You have been coming to South Africa to perform for a number of years. What attracted you to come herein the first place?
I came as a kid with a Dutch youth orchestra in 1995, just after the ban was lifted. I fell in love with the smell and feel of the country, the night sky and, of course, the weather. What a change after Holland in winter!
How have South African audiences responded to your eclectic mix of styles?
People here love the mix of classical and jazz. I think this comes from having so many cultures… Even the radio stations play my music.
It is not often that virtuoso instrumentalists also write their own music. What inspired you to write a violin concerto?
Classical music lost this tradition a hundred and fifty years ago. Performers like Liszt and Chopin were great improvisers and composers. I wanted to do what they did, but with a current-day sound.
Was this the first large scale original work that you have attempted?
Yes, and it took me a year to get there. And since then, I’ve made several improvements after performing in Russia and the States.
Who are the composers that have influenced your writing style?

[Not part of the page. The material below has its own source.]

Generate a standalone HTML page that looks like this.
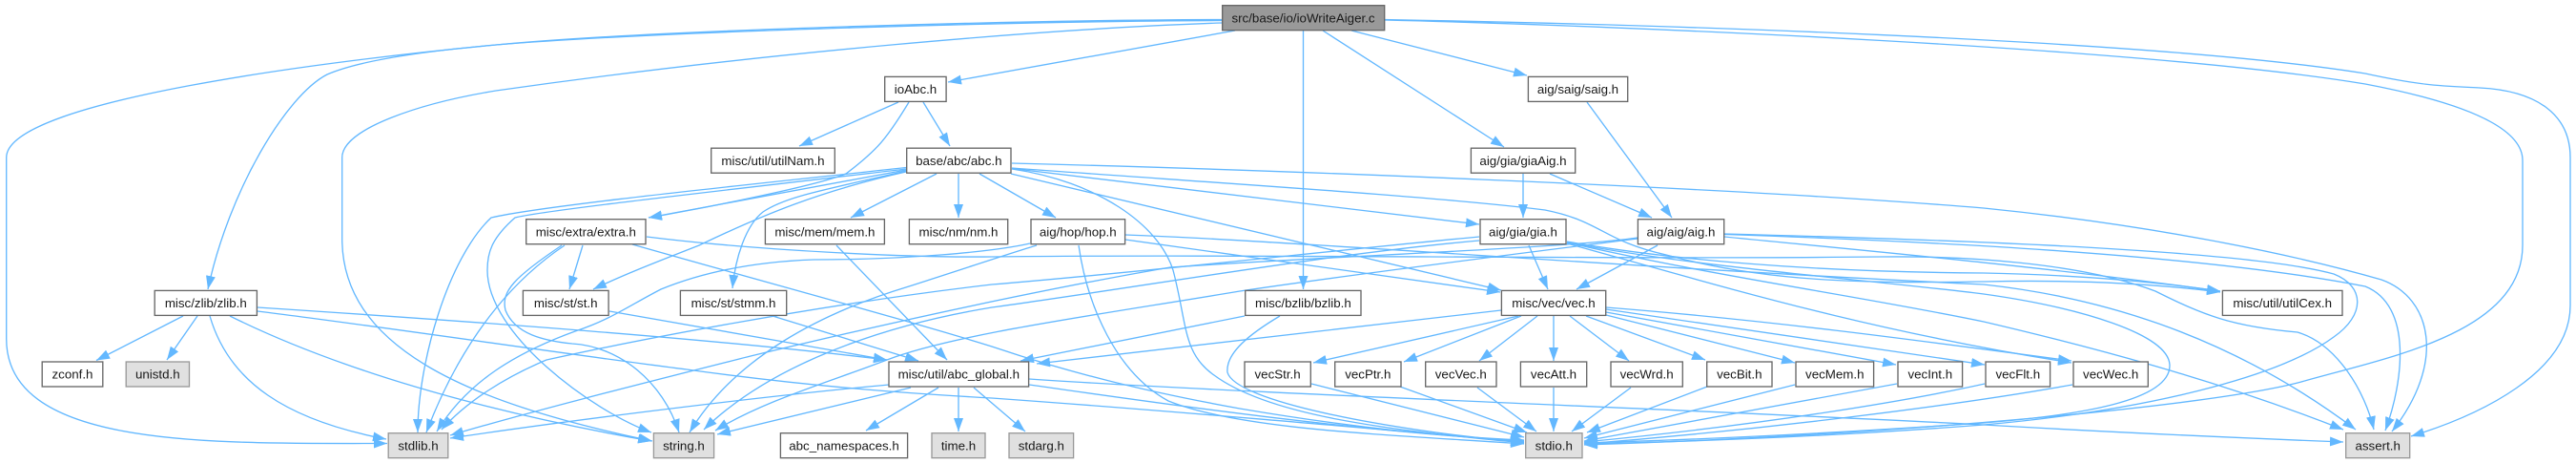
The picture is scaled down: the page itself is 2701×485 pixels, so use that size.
<!DOCTYPE html>
<html><head><meta charset="utf-8"><title>src/base/io/ioWriteAiger.c</title>
<style>
html,body{margin:0;padding:0;background:#fff}
svg{display:block}
.e path{fill:none;stroke:#63b8ff;stroke-width:1.33;marker-end:url(#a)}
rect{fill:#fff;stroke:#666;stroke-width:1.33}
rect.x{fill:#e0e0e0;stroke:#999}
rect.t{fill:#999;stroke:#666}
text{font-family:"Liberation Sans",Arial,sans-serif;font-size:13.33px;fill:#191919;text-anchor:middle}
</style></head><body>
<svg xmlns="http://www.w3.org/2000/svg" width="2701" height="485" viewBox="0 0 2701 485">
<defs><marker id="a" markerUnits="userSpaceOnUse" markerWidth="15" markerHeight="12" viewBox="0 -6 15 12" refX="14" refY="0" orient="auto"><path d="M0,-5 L14,0 L0,5 Z" fill="#63b8ff"/></marker></defs>
<g class="e">
<path d="M1281,20.5 C1100,21 700,30 520,47 C350,63 6.7,105 6.7,165 L6.7,355 C6.7,470 220,464.5 406,464.5"/>
<path d="M1281,21.5 C1100,22 700,32 520,47 C440,54 375,64 343,78 C300,100 240,200 218,303"/>
<path d="M1281,24 C1100,30 800,55 520,95 C440,108 358.7,135 358.7,165 L358.7,250 C358.7,360 480,420 684,462"/>
<path d="M1295,32 L994,86"/>
<path d="M1417,32 L1601,79"/>
<path d="M1387,32 L1577,154"/>
<path d="M1366.5,32 L1366.5,303"/>
<path d="M1452,20.5 C1700,25 2250,40 2480,77 C2540,90 2560,90 2600,92 C2660,95 2695,120 2695,165 L2695,320 C2695,390 2600,435 2528,457"/>
<path d="M1452,21 C1700,27 2250,50 2480,88 C2570,105 2645,130 2645,168 L2645,257 C2645,350 2500,375 2413,400 C2320,425 2000,455 1661,466"/>
<path d="M942,107 L838,153"/>
<path d="M968,107 L996,153"/>
<path d="M953,107 C930,145 920,157 887,182 C850,197 700,225 680,228"/>
<path d="M1664,107 L1753,228"/>
<path d="M1597,182 L1597,228"/>
<path d="M1625,182 L1732,228"/>
<path d="M1603,257 L1623,303"/>
<path d="M1738,257 L1653,303"/>
<path d="M1061,171 C1300,177 1800,195 2080,218 C2250,235 2400,265 2497,293 C2550,312 2565,380 2508,452"/>
<path d="M1061,176 C1250,190 1500,205 1620,220 C1680,232 1680,252 1747,267 C1850,295 1950,297 2080,295 C2170,293 2250,296 2328,306"/>
<path d="M1061,176.5 L1551,235"/>
<path d="M1060,182 L1574,304"/>
<path d="M1061,177 C1150,190 1215,235 1230,283 C1245,340 1240,370 1273,393 C1330,435 1450,450 1598,464"/>
<path d="M950,178 L680,228"/>
<path d="M950,180 C860,200 800,225 733,257 C700,270 660,285 622,303"/>
<path d="M950,179 C870,198 825,205 800,222 C782,236 771,270 768,302"/>
<path d="M982,182 L892,228"/>
<path d="M1005,182 L1005,228"/>
<path d="M1027,182 L1107,228"/>
<path d="M950,175.5 C800,192 570,215 515,228 C470,270 438,380 438,453"/>
<path d="M950,177 C800,195 570,220 540,228 C515,250 511,265 511,283 C511,350 620,430 683,453"/>
<path d="M611,257 L597,303"/>
<path d="M592,257 C550,285 490,340 447,453"/>
<path d="M589,257 C540,290 525,305 530,325 C540,350 570,357 600,360 C650,363 695,400 712,453"/>
<path d="M663,256 C800,295 950,335 1040,363 C1120,390 1200,410 1300,428 C1400,445 1500,457 1598,461"/>
<path d="M678,248 C790,262 950,270 1040,269 C1300,266 1700,272 1972,269 C2060,268 2180,275 2260,305 C2310,330 2340,342 2409,348 C2450,360 2480,410 2489,450"/>
<path d="M1080,255 C1040,264 950,272 853,272 C770,275 720,292 693,303 C660,320 640,335 603,347 C540,370 490,400 458,452"/>
<path d="M1087,257 C1060,265 1000,285 953,300 C860,328 770,375 723,453"/>
<path d="M1180,251 L1573,306"/>
<path d="M1180,246 C1350,252 1700,280 2080,298 C2190,310 2330,345 2470,450"/>
<path d="M1131,257 C1140,320 1170,390 1225,420 C1300,450 1450,455 1598,465"/>
<path d="M1551,248 C1400,262 1200,285 1040,298 C850,320 650,360 573,377 C530,395 490,420 463,450"/>
<path d="M1551,252 C1400,265 1200,300 1040,322 C930,340 810,380 738,450"/>
<path d="M1717,249 C1640,260 1400,268 1227,280 C1140,295 1000,322 787,373 C680,400 560,430 472,456"/>
<path d="M1717,250 C1620,262 1400,290 1300,305 C1150,330 1000,350 930,377 C870,400 800,420 750,451"/>
<path d="M1643,253 C1750,272 1900,285 2080,286 C2180,288 2260,295 2328,305"/>
<path d="M1643,254 C1780,280 1950,292 2080,308 C2180,322 2275,350 2275,383 C2275,420 2180,435 2080,443 C1950,452 1800,460 1661,464"/>
<path d="M1643,254 C1800,290 1950,310 2080,337 C2200,365 2330,400 2457,450"/>
<path d="M1643,255 C1800,298 1950,345 2172,380"/>
<path d="M1808,248 C1950,262 2150,280 2328,305"/>
<path d="M1808,245 C2000,250 2350,260 2447,287 C2480,300 2480,330 2447,353 C2390,395 2250,430 2080,445 C1950,455 1800,462 1661,465"/>
<path d="M1808,245.5 C2000,252 2300,265 2480,300 C2530,320 2520,400 2501,451"/>
<path d="M932,403 C800,415 600,440 472,459"/>
<path d="M955,406 L752,455"/>
<path d="M1079,397 C1300,412 1800,430 2080,445 C2200,452 2330,458 2457,463"/>
<path d="M1079,403 C1200,420 1400,450 1598,462"/>
<path d="M984,406 L908,451"/>
<path d="M1005,406 L1005,452"/>
<path d="M1021,406 L1075,452"/>
<path d="M270,322 C500,337 750,355 930,377"/>
<path d="M270,326 C400,342 600,372 720,387 C850,405 950,412 1040,417 C1250,432 1450,450 1598,463"/>
<path d="M241,331 C350,385 500,430 683,462"/>
<path d="M220,331 C240,400 300,440 405,460"/>
<path d="M192,331 L101,377.5"/>
<path d="M207,331 L175,377"/>
<path d="M810,331 L963,378"/>
<path d="M877,257 L993,377"/>
<path d="M639,326 L930,377"/>
<path d="M1342,331 C1310,350 1285,370 1287,390 C1295,420 1450,450 1598,463.5"/>
<path d="M1305,331 L1070,378"/>
<path d="M1574,325 L1087,381"/>
<path d="M1592,331 L1377,380"/>
<path d="M1595,331 L1472,379"/>
<path d="M1612,331 L1551,378"/>
<path d="M1629,331 L1629,378"/>
<path d="M1646,331 L1708,378"/>
<path d="M1663,331 L1788,377"/>
<path d="M1684,330 L1882,380"/>
<path d="M1684,327 L1988,382"/>
<path d="M1684,324 L2081,382"/>
<path d="M1684,322 C1850,335 2000,355 2172,378"/>
<path d="M1375,402 L1598,458"/>
<path d="M1468,405 L1601,453"/>
<path d="M1549,406 L1611,452"/>
<path d="M1629,406 L1629,452"/>
<path d="M1710,406 L1648,452"/>
<path d="M1790,405 L1664,453"/>
<path d="M1882,403 L1661,459"/>
<path d="M1989,402 L1661,462"/>
<path d="M2081,402 C2000,420 1850,445 1661,463"/>
<path d="M2173,403 C2050,425 1850,450 1661,465"/>
</g>
<g>
<rect class="t" x="1281.7" y="5.7" width="170" height="26"/><text x="1366.5" y="23.3">src/base/io/ioWriteAiger.c</text>
<rect x="927.7" y="80.4" width="64.4" height="26"/><text x="960" y="98">ioAbc.h</text>
<rect x="1602.4" y="80.4" width="104.3" height="26"/><text x="1654.5" y="98">aig/saig/saig.h</text>
<rect x="745.7" y="155.2" width="129.6" height="26"/><text x="810.5" y="172.8">misc/util/utilNam.h</text>
<rect x="950.7" y="155.2" width="109.3" height="26"/><text x="1005.3" y="172.8">base/abc/abc.h</text>
<rect x="1542.4" y="155.2" width="109.3" height="26"/><text x="1597" y="172.8">aig/gia/giaAig.h</text>
<rect x="551.7" y="229.7" width="125.3" height="26"/><text x="614.3" y="247.3">misc/extra/extra.h</text>
<rect x="802.4" y="229.7" width="125" height="26"/><text x="864.9" y="247.3">misc/mem/mem.h</text>
<rect x="953.4" y="229.7" width="103.3" height="26"/><text x="1005" y="247.3">misc/nm/nm.h</text>
<rect x="1081" y="229.7" width="98.6" height="26"/><text x="1130.3" y="247.3">aig/hop/hop.h</text>
<rect x="1552" y="229.7" width="90" height="26"/><text x="1597" y="247.3">aig/gia/gia.h</text>
<rect x="1717.4" y="229.7" width="90.3" height="26"/><text x="1762.5" y="247.3">aig/aig/aig.h</text>
<rect x="162.2" y="304.4" width="107.2" height="26"/><text x="215.8" y="322">misc/zlib/zlib.h</text>
<rect x="548.4" y="304.4" width="89.7" height="26"/><text x="593.2" y="322">misc/st/st.h</text>
<rect x="713.4" y="304.4" width="111.3" height="26"/><text x="769" y="322">misc/st/stmm.h</text>
<rect x="1305.7" y="304.4" width="121.3" height="26"/><text x="1366.4" y="322">misc/bzlib/bzlib.h</text>
<rect x="1574.4" y="304.4" width="109.3" height="26"/><text x="1629" y="322">misc/vec/vec.h</text>
<rect x="2330.4" y="304.4" width="125.6" height="26"/><text x="2393.2" y="322">misc/util/utilCex.h</text>
<rect x="44.2" y="379" width="63.6" height="26"/><text x="76" y="396.6">zconf.h</text>
<rect class="x" x="132.2" y="379" width="66.3" height="26"/><text x="165.3" y="396.6">unistd.h</text>
<rect x="932" y="379" width="146.6" height="26"/><text x="1005.3" y="396.6">misc/util/abc_global.h</text>
<rect x="1305" y="379" width="69.3" height="26"/><text x="1339.6" y="396.6">vecStr.h</text>
<rect x="1399.7" y="379" width="69.3" height="26"/><text x="1434.3" y="396.6">vecPtr.h</text>
<rect x="1494.7" y="379" width="74.3" height="26"/><text x="1531.8" y="396.6">vecVec.h</text>
<rect x="1594.4" y="379" width="69.3" height="26"/><text x="1629" y="396.6">vecAtt.h</text>
<rect x="1689" y="379" width="75.3" height="26"/><text x="1726.6" y="396.6">vecWrd.h</text>
<rect x="1789.7" y="379" width="68.3" height="26"/><text x="1823.8" y="396.6">vecBit.h</text>
<rect x="1883" y="379" width="81.6" height="26"/><text x="1923.8" y="396.6">vecMem.h</text>
<rect x="1990" y="379" width="67.6" height="26"/><text x="2023.8" y="396.6">vecInt.h</text>
<rect x="2082" y="379" width="67.6" height="26"/><text x="2115.8" y="396.6">vecFlt.h</text>
<rect x="2174" y="379" width="78.3" height="26"/><text x="2213.2" y="396.6">vecWec.h</text>
<rect class="x" x="407.2" y="453.7" width="62.6" height="26"/><text x="438.5" y="471.3">stdlib.h</text>
<rect class="x" x="685.4" y="453.7" width="63.2" height="26"/><text x="717" y="471.3">string.h</text>
<rect x="818.4" y="453.7" width="133.2" height="26"/><text x="885" y="471.3">abc_namespaces.h</text>
<rect class="x" x="977" y="453.7" width="56" height="26"/><text x="1005" y="471.3">time.h</text>
<rect class="x" x="1058" y="453.7" width="67.6" height="26"/><text x="1091.8" y="471.3">stdarg.h</text>
<rect class="x" x="1599.7" y="453.7" width="59.3" height="26"/><text x="1629.3" y="471.3">stdio.h</text>
<rect class="x" x="2459.7" y="453.7" width="67" height="26"/><text x="2493.2" y="471.3">assert.h</text>
</g>
</svg>
</body></html>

Prokofiev, mostly. He has such a great command of melody, harmony and loads of rhythm. But also Bartok, Tchaikovsky and Brahms. And a minimalist composer like Steve Reich.

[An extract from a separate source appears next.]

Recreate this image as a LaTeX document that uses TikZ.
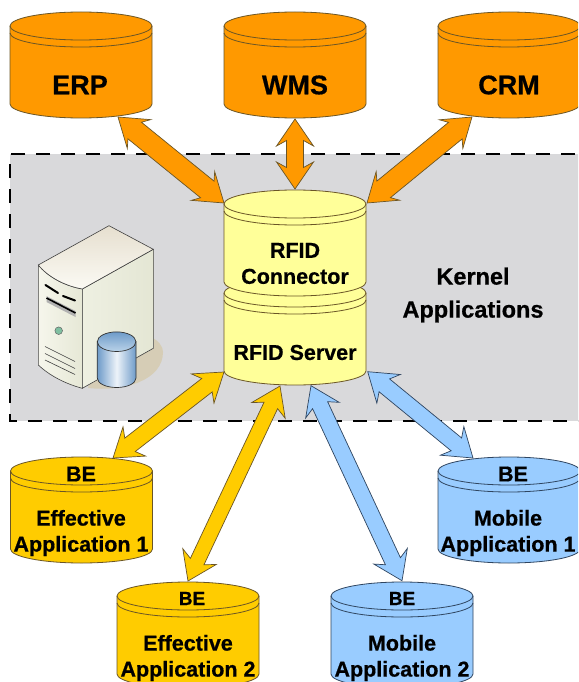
\documentclass[tikz,border=0pt]{standalone}
\usepackage{fontspec}
\setmainfont[BoldFont={Liberation Sans Bold},BoldFeatures={FakeBold=0.6}]{Liberation Sans}
\usetikzlibrary{calc}
\definecolor{cOrange}{HTML}{FF9900}
\definecolor{cGold}{HTML}{FFCC00}
\definecolor{cPale}{HTML}{FFFF99}
\definecolor{cBlue}{HTML}{99CCFF}
\definecolor{cEdge}{HTML}{6A5526}
\definecolor{cSlate}{HTML}{2F4560}
\definecolor{cPanel}{HTML}{D9D9DB}
\definecolor{cShadow}{HTML}{D6CDB6}
\definecolor{cDrumEdge}{HTML}{6E9BC9}
\definecolor{cDrumMid}{HTML}{EDF3F9}
\definecolor{cDrumTop}{HTML}{BAD3E9}
\definecolor{cFrontA}{HTML}{F6F6EC}
\definecolor{cFrontB}{HTML}{E6E8D6}
\definecolor{cSideA}{HTML}{EEF0E2}
\definecolor{cSideB}{HTML}{E4E6D4}
\definecolor{cTopA}{HTML}{E6DFCF}
\definecolor{cTopB}{HTML}{FBFAF4}
\definecolor{cLed}{HTML}{7FBFA0}
\tikzset{
  linkshape/.style={line width=0.7pt,line join=miter},
  bigtext/.style={font=\bfseries\fontsize{27}{30}\selectfont,inner sep=0pt,text=black},
  midtext/.style={font=\bfseries\fontsize{21.5}{26}\selectfont,inner sep=0pt,align=center,text=black},
  smalltext/.style={font=\bfseries\fontsize{19}{22}\selectfont,inner sep=0pt,text=black},
  kerneltext/.style={font=\bfseries\fontsize{23.5}{33}\selectfont,inner sep=0pt,align=center,text=black},
  srvline/.style={draw=black!75,line width=0.6pt},
}
% cylinder: cx, top y, bottom y, fill, edge
\newcommand\cyl[5]{%
  \draw[draw=#5,line width=0.8pt,fill=#4] ({#1-71},{#2+14}) .. controls ({#1-71},{#2+6.3}) and ({#1-39.2},{#2}) .. ({#1},{#2}) .. controls ({#1+39.2},{#2}) and ({#1+71},{#2+6.3}) .. ({#1+71},{#2+14}) -- ({#1+71},{#3-14}) .. controls ({#1+71},{#3-6.3}) and ({#1+39.2},{#3}) .. ({#1},{#3}) .. controls ({#1-39.2},{#3}) and ({#1-71},{#3-6.3}) .. ({#1-71},{#3-14}) -- cycle;
  \draw[draw=#5,line width=0.8pt] ({#1-71},{#2+14}) .. controls ({#1-71},{#2+21.7}) and ({#1-39.2},{#2+28}) .. ({#1},{#2+28}) .. controls ({#1+39.2},{#2+28}) and ({#1+71},{#2+21.7}) .. ({#1+71},{#2+14});
  \draw[draw=#5,line width=0.8pt] ({#1-71},{#2+21}) .. controls ({#1-71},{#2+28.7}) and ({#1-39.2},{#2+35}) .. ({#1},{#2+35}) .. controls ({#1+39.2},{#2+35}) and ({#1+71},{#2+28.7}) .. ({#1+71},{#2+21});
}
% double arrow: end a, end b, fill, shaft half width, edge
\newcommand\dbl[5]{%
  \coordinate (A) at #1; \coordinate (B) at #2;
  \coordinate (Aa) at ($(A)!27pt!(B)$); \coordinate (Ab) at ($(A)!21.5pt!(B)$);
  \coordinate (Ba) at ($(B)!27pt!(A)$); \coordinate (Bb) at ($(B)!21.5pt!(A)$);
  \draw[linkshape,draw=#5,fill=#3] (A) -- ($(Aa)!18.5pt!90:(B)$) -- ($(Ab)!#4!90:(B)$) -- ($(Bb)!#4!-90:(A)$) -- ($(Ba)!18.5pt!-90:(A)$) -- (B)
     -- ($(Ba)!18.5pt!90:(A)$) -- ($(Bb)!#4!90:(A)$) -- ($(Ab)!#4!-90:(B)$) -- ($(Aa)!18.5pt!-90:(B)$) -- cycle;
}
\begin{document}
\begin{tikzpicture}[x=1pt,y=-1pt]
\useasboundingbox (0,0) rectangle (578,682);
\clip (0,0) rectangle (578,682);
\fill[white] (0,0) rectangle (578,682);
% kernel panel
\fill[cPanel] (10,154) rectangle (600,421);
\draw[black,line width=2.6pt,dash pattern=on 14pt off 11pt] (600,154) -- (10,154) -- (10,421) -- (600,421);
% server illustration
\fill[cShadow] (88,388) .. controls (125,392) and (163,380) .. (163,352) .. controls (163,346) and (158,341) .. (153,338) -- (90,380) -- cycle;
\shade[left color=cFrontA,right color=cFrontB,draw=black!75,line width=0.6pt] (38.3,265) -- (38.3,365) .. controls (50,376) and (66,384) .. (82.3,388.3) -- (82.3,289) .. controls (65,286) and (48,277) .. (38.3,265) -- cycle;
\shade[left color=cSideA,right color=cSideB,draw=black!75,line width=0.6pt] (82.3,289) -- (153.3,249.3) -- (153.3,348.3) -- (82.3,388.3) -- cycle;
\shade[top color=cTopA,bottom color=cTopB,draw=black!75,line width=0.6pt] (38.3,265) -- (109,225.7) -- (153.3,249.3) -- (82.3,289) .. controls (65,286) and (48,277) .. (38.3,265) -- cycle;
\draw[black,line width=2pt,line cap=round] (45.5,285) -- (58,293);
\draw[black,line width=2pt,line cap=round] (63,296) -- (75,300.5);
\fill[black!30] (46.5,296) -- (75.5,311) -- (75.5,317) -- (46.5,302) -- cycle;
\draw[black,line width=1.6pt] (46.5,298) -- (75.5,313);
\fill[cLed,draw=black!60,line width=0.5pt] (58.7,330.7) circle[radius=3.8];
\draw[srvline] (45,346.5) -- (75,361.5);
\draw[srvline] (45,353.5) -- (75,368.5);
\draw[srvline] (45,360) -- (75,374.5);
\shade[left color=cDrumEdge,right color=cDrumEdge,middle color=cDrumMid,draw=black!80,line width=0.7pt] (97.3,341.7) -- (97.3,378) .. controls (97.3,383.5) and (106,387.5) .. (116.6,387.5) .. controls (127.3,387.5) and (136,383.5) .. (136,378) -- (136,341.7) -- cycle;
\shade[top color=cDrumEdge,bottom color=cDrumTop,draw=black!80,line width=0.7pt] (116.6,341.7) ellipse[x radius=19.3,y radius=9.8];
% cylinders
\cyl{81}{12}{118}{cOrange}{cEdge}
\cyl{295}{12}{118}{cOrange}{cEdge}
\cyl{509}{12}{118}{cOrange}{cEdge}
\cyl{295}{279}{385}{cPale}{cEdge}
\cyl{295}{190}{296}{cPale}{cEdge}
\cyl{81.5}{457}{563}{cGold}{cEdge}
\cyl{188}{582}{688}{cGold}{cEdge}
\cyl{509}{457}{563}{cBlue}{cSlate}
\cyl{402}{582}{688}{cBlue}{cSlate}
% labels
\node[bigtext] (erp) at (80,85) {ERP};
\node[bigtext] (wms) at (295,85) {WMS};
\node[bigtext] (crm) at (509,85) {CRM};
\node[midtext] (conn) at (295,263.5) {RFID\\Connector};
\node[midtext] (serv) at (295,352.5) {RFID Server};
\node[kerneltext] (kern) at (473,295) {Kernel\\Applications};
\node[midtext] (be1) at (81,474) {BE};
\node[midtext] (eff1) at (81,533) {Effective\\Application 1};
\node[smalltext] (be2) at (192,598.5) {BE};
\node[midtext] (eff2) at (188,658) {Effective\\Application 2};
\node[midtext] (be3) at (513,474) {BE};
\node[midtext] (mob1) at (508,533) {Mobile\\Application 1};
\node[smalltext] (be4) at (402,598.5) {BE};
\node[midtext] (mob2) at (402,658) {Mobile\\Application 2};
% connectors
\dbl{($(erp)+(38,32)$)}{($(conn)+(-71,-60.5)$)}{cOrange}{10.7pt}{cEdge}
\dbl{($(wms)+(0,34)$)}{($(conn)+(0,-74.5)$)}{cOrange}{8.5pt}{cEdge}
\dbl{($(crm)+(-37,32)$)}{($(conn)+(72,-60.5)$)}{cOrange}{10.7pt}{cEdge}
\dbl{($(eff1)+(32,-75)$)}{($(serv)+(-71,19.5)$)}{cGold}{8.5pt}{cEdge}
\dbl{($(eff2)+(0,-77)$)}{($(serv)+(-15,33.5)$)}{cGold}{7.5pt}{cEdge}
\dbl{($(mob2)+(0,-77.3)$)}{($(serv)+(16,33.2)$)}{cBlue}{8.3pt}{cSlate}
\dbl{($(mob1)+(-35,-75)$)}{($(serv)+(72.7,19.2)$)}{cBlue}{8.3pt}{cSlate}
\end{tikzpicture}
\end{document}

How do you find time to write with your busy touring schedule?
Well… I travel a lot and it’s a lot of waiting. So I tend to write most material on trains and planes.
You seem to effortlessly blur the lines between classical and jazz styles. Has that always come naturally to you?
It took a long while to make it work. Crossover music has to sound natural to be believable. The Richard Strauss festival gave me my first chance to try the mix and I learnt a lot from doing that.
Your arrangement of Vivaldi’s Four Seasons is a perfect example of your ability to seamlessly cross musical boundaries. How collaborative is the process with your trio?
I write the core of the piece but then the work begins: we rehearse and try out stuff in concerts. The piece gradually evolves to something all three of us are happy with. It’s a slow process, like growing a garden.
Tell me about your collaboration with South African conductor Richard Cock. How did it happen that you chose to record your album ‘Concertos’ in SA with South African collaborators?
Richard asked us to do Starlight Classics with the CPO and one piece was from my Concerto. We wanted to record so we decided to do the recording together that same week. It turned out great. Richard is very supportive and the orchestra have great rhythm, which is what this piece is about.
The music of Stephane Grappelli and Django Reinhardt seems to be experiencing a renaissance of sorts worldwide. In a world where pop hits are the norm, what is it about this style of music that still seems to grip audiences almost a century later?
Gypsy jazz is happy, acoustic music with a sweet sound. It’s not abrasive like modern jazz and it’s certainly not loud, like house music or pop. It’s perfect for a listening audience that wants excitement without deafness.
In addition to your performances and writing, you are also a prolific music educator. Tell us about the jazz and improvisation workshops you run.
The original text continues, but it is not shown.